** Directions **
Quote only the lines from the top of the listing below down to and including the line with "yticks = [900, 950, 1000, 1050, 1100, 1150, 1200]".

** Given information **
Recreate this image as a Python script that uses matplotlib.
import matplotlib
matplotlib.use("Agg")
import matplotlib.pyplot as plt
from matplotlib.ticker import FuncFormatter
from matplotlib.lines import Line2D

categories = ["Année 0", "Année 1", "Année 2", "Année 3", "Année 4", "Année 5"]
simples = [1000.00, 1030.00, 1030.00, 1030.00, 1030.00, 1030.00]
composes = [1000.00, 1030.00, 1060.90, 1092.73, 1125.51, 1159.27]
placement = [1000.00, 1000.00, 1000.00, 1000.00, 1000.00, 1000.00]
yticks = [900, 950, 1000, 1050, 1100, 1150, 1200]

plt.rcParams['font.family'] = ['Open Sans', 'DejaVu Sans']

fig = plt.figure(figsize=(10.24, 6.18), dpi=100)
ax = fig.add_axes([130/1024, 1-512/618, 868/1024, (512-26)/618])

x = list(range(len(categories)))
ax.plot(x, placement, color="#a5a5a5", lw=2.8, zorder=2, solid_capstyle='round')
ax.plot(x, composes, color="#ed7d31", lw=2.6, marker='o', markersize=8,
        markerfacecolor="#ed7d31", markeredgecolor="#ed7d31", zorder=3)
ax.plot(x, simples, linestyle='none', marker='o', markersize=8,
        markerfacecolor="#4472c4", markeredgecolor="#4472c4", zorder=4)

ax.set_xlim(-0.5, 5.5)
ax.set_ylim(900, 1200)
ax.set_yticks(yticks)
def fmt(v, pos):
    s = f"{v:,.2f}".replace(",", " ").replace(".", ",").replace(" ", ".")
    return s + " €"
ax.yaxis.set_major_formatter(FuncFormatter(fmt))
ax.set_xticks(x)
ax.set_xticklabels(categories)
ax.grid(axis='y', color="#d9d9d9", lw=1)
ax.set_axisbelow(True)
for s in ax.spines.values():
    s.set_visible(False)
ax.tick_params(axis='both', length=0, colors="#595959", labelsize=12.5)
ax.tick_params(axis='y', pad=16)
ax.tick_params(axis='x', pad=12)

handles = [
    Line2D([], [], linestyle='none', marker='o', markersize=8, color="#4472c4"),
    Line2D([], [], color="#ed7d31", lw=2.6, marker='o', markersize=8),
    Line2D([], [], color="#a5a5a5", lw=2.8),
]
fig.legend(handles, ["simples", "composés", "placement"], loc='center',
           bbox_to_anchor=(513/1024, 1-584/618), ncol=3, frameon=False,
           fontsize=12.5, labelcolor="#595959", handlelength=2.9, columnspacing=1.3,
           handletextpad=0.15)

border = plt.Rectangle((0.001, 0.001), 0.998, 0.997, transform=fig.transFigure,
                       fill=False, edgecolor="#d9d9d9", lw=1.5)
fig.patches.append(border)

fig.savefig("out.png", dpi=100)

** The answer **
Recreate this image as a Python script that uses matplotlib.
import matplotlib
matplotlib.use("Agg")
import matplotlib.pyplot as plt
from matplotlib.ticker import FuncFormatter
from matplotlib.lines import Line2D

categories = ["Année 0", "Année 1", "Année 2", "Année 3", "Année 4", "Année 5"]
simples = [1000.00, 1030.00, 1030.00, 1030.00, 1030.00, 1030.00]
composes = [1000.00, 1030.00, 1060.90, 1092.73, 1125.51, 1159.27]
placement = [1000.00, 1000.00, 1000.00, 1000.00, 1000.00, 1000.00]
yticks = [900, 950, 1000, 1050, 1100, 1150, 1200]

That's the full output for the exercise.